INPUT RECORDS —

--------

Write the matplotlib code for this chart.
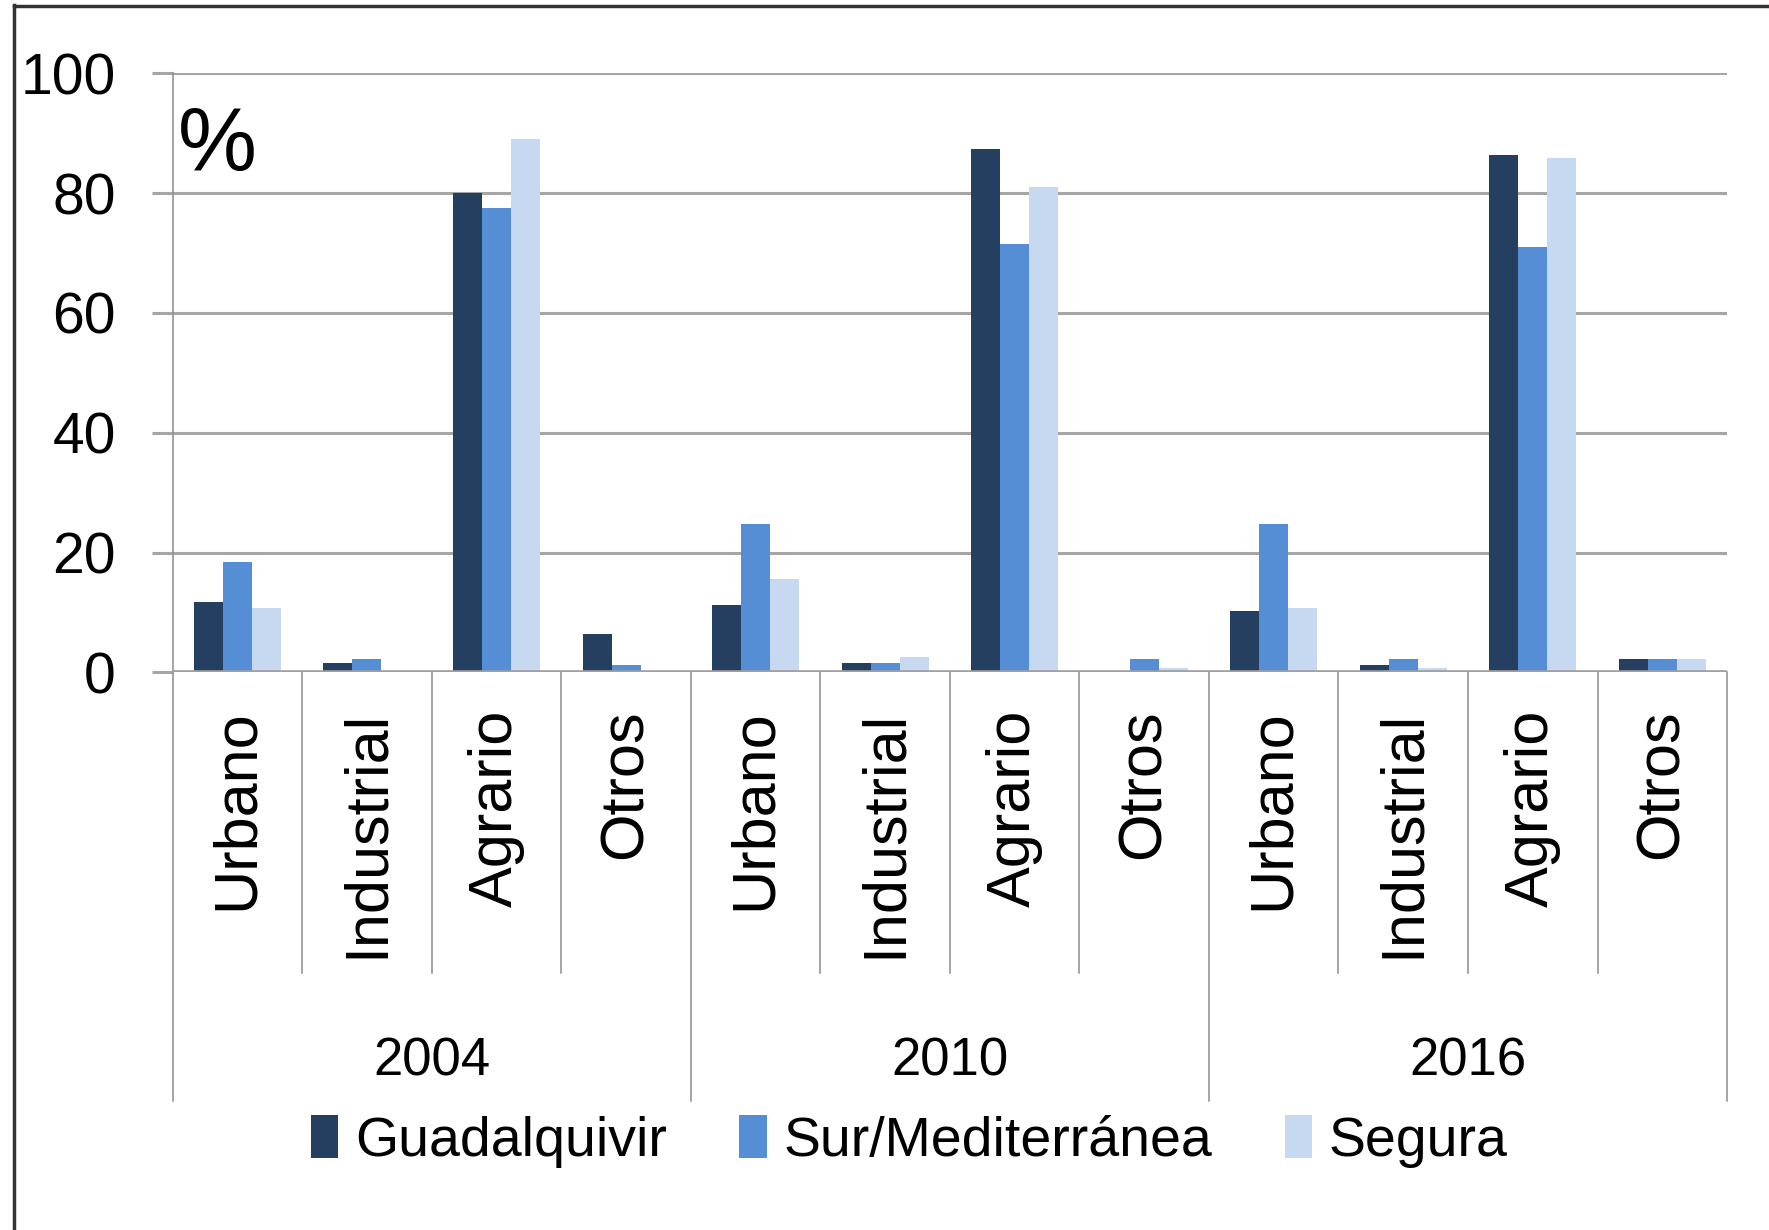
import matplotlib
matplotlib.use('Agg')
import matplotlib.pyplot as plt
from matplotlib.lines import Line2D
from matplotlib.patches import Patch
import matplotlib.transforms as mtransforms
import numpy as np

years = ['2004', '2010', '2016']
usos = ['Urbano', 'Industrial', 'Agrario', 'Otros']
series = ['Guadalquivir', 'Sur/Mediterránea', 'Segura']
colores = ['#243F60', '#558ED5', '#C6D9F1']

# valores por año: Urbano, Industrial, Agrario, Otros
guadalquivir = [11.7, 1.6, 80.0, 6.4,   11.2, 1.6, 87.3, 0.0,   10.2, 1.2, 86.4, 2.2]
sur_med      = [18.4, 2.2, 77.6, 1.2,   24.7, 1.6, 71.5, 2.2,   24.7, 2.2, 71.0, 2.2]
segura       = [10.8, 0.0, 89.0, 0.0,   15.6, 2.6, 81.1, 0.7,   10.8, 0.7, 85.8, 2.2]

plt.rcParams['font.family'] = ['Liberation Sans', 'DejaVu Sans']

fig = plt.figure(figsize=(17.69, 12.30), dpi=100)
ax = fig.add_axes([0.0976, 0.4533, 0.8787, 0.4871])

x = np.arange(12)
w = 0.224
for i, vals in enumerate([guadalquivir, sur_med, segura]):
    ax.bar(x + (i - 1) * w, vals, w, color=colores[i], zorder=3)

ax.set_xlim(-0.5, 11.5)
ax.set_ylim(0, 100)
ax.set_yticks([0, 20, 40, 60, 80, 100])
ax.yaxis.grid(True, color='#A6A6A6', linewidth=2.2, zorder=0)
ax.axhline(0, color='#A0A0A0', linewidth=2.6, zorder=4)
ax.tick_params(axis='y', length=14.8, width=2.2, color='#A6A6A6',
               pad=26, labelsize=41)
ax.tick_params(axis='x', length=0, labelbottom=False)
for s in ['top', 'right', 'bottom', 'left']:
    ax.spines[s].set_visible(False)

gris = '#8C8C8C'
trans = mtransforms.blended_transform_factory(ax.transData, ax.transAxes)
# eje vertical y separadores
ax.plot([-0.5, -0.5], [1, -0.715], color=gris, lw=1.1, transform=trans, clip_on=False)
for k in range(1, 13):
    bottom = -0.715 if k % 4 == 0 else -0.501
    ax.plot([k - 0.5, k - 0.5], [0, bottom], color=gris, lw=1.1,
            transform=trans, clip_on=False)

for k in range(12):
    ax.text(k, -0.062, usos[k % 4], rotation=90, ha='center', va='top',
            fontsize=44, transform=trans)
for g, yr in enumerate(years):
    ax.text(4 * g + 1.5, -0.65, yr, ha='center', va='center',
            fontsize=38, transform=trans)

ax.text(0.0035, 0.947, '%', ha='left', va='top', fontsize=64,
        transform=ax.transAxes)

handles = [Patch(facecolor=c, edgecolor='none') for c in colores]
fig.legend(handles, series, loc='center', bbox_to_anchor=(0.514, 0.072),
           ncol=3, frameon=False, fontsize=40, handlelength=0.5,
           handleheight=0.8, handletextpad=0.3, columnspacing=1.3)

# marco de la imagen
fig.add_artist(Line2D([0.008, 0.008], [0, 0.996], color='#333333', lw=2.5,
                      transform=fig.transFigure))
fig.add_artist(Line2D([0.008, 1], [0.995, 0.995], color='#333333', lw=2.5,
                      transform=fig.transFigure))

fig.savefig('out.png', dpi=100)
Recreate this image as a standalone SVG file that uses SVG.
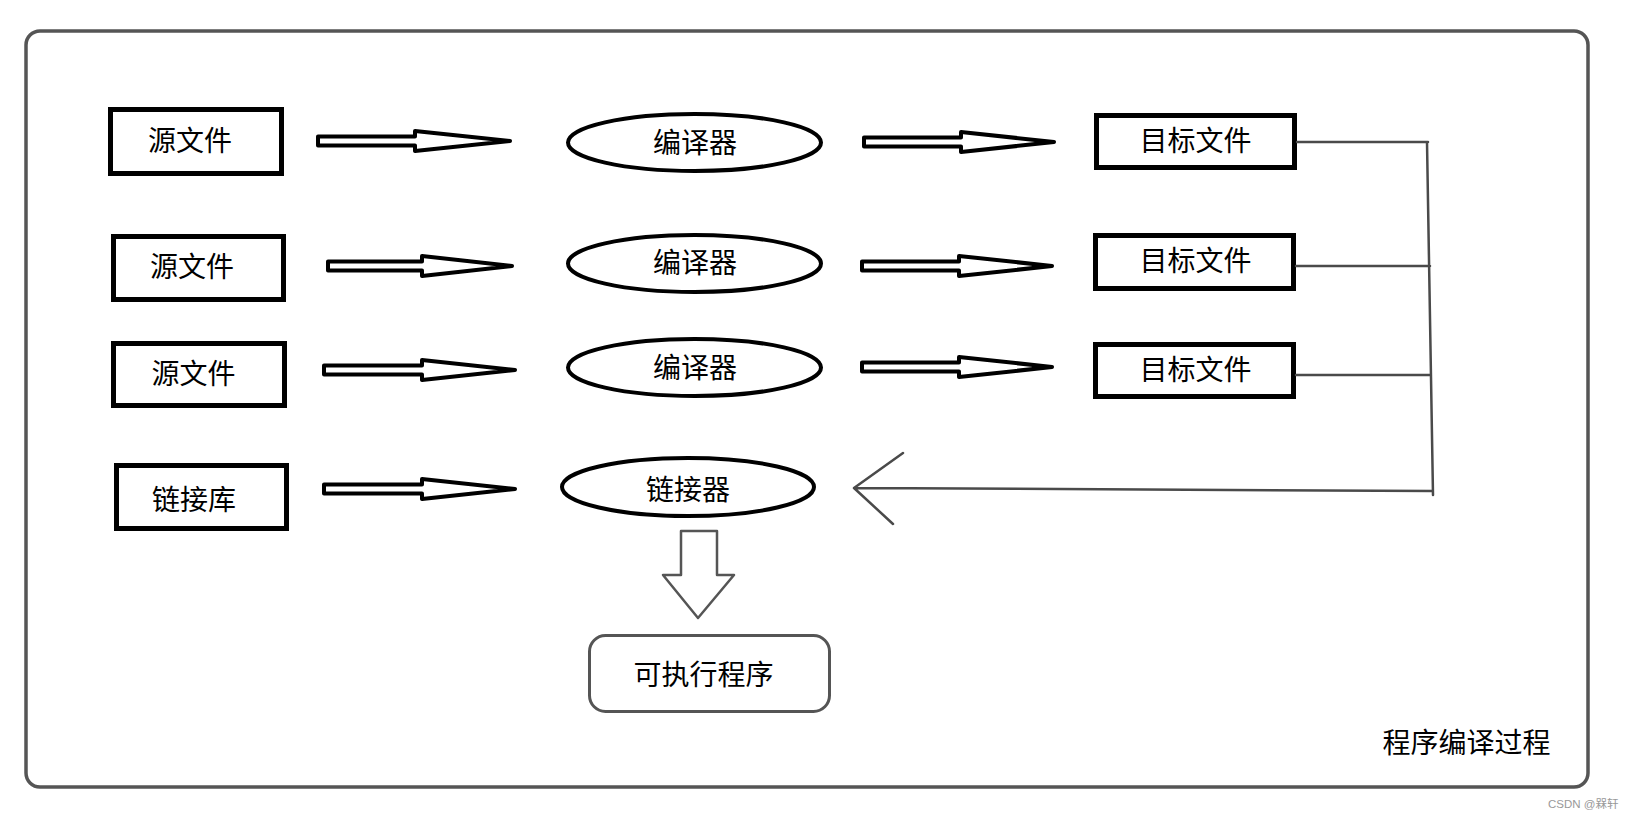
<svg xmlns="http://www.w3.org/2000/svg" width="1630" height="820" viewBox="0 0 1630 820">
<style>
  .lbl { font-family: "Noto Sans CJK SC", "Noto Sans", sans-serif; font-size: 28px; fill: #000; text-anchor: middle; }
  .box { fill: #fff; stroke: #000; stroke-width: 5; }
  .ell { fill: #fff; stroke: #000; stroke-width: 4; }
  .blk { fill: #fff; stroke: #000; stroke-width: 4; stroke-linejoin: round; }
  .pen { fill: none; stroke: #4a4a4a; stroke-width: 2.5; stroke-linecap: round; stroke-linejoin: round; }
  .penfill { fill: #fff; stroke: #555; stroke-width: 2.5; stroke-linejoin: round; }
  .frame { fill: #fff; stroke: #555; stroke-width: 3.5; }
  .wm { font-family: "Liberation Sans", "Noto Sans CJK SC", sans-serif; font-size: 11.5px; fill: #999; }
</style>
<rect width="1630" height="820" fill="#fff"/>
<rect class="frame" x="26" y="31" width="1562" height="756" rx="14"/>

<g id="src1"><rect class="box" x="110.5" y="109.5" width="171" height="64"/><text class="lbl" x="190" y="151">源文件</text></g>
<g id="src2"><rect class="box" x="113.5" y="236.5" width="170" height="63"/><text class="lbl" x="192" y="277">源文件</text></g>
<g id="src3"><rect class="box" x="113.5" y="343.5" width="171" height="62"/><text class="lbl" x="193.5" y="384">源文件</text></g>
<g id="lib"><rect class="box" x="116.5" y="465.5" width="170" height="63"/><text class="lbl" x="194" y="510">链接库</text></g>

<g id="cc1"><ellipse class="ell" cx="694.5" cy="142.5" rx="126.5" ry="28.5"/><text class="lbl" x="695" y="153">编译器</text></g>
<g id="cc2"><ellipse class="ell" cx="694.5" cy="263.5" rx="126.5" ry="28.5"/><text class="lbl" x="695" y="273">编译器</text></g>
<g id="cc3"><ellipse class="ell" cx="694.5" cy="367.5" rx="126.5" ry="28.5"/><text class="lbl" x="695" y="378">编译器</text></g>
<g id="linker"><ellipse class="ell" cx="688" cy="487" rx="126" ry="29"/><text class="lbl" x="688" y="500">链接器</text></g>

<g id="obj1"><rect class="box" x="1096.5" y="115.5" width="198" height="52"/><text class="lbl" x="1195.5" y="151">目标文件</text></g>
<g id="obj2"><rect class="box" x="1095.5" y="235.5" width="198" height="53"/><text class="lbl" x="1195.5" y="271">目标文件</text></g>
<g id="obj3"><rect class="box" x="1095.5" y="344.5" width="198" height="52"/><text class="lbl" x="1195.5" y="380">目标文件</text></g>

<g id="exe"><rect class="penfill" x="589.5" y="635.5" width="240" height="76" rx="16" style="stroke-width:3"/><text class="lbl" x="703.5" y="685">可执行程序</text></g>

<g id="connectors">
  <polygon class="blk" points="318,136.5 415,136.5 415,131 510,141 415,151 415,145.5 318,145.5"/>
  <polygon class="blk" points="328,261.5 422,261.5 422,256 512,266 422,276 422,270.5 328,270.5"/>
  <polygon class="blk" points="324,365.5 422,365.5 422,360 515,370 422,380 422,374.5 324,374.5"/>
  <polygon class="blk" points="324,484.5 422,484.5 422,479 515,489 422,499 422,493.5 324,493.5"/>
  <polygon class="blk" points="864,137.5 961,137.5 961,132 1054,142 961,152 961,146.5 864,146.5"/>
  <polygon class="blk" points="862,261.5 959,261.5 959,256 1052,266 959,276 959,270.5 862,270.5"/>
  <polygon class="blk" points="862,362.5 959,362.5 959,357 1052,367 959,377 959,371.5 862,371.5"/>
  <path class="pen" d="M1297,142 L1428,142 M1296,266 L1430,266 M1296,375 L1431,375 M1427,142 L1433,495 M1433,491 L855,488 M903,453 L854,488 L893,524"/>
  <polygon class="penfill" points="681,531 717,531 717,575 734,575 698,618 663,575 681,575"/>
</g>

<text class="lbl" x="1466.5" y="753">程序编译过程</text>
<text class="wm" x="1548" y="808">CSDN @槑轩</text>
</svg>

--------

PROBLEM DETAILS — The lines from the start of the data through the line that contains "colores = ['#243F60', '#558ED5', '#C6D9F1']" are to be returned exactly, please, with both ends included and every picture left out.

THE REPLY —
Write the matplotlib code for this chart.
import matplotlib
matplotlib.use('Agg')
import matplotlib.pyplot as plt
from matplotlib.lines import Line2D
from matplotlib.patches import Patch
import matplotlib.transforms as mtransforms
import numpy as np

years = ['2004', '2010', '2016']
usos = ['Urbano', 'Industrial', 'Agrario', 'Otros']
series = ['Guadalquivir', 'Sur/Mediterránea', 'Segura']
colores = ['#243F60', '#558ED5', '#C6D9F1']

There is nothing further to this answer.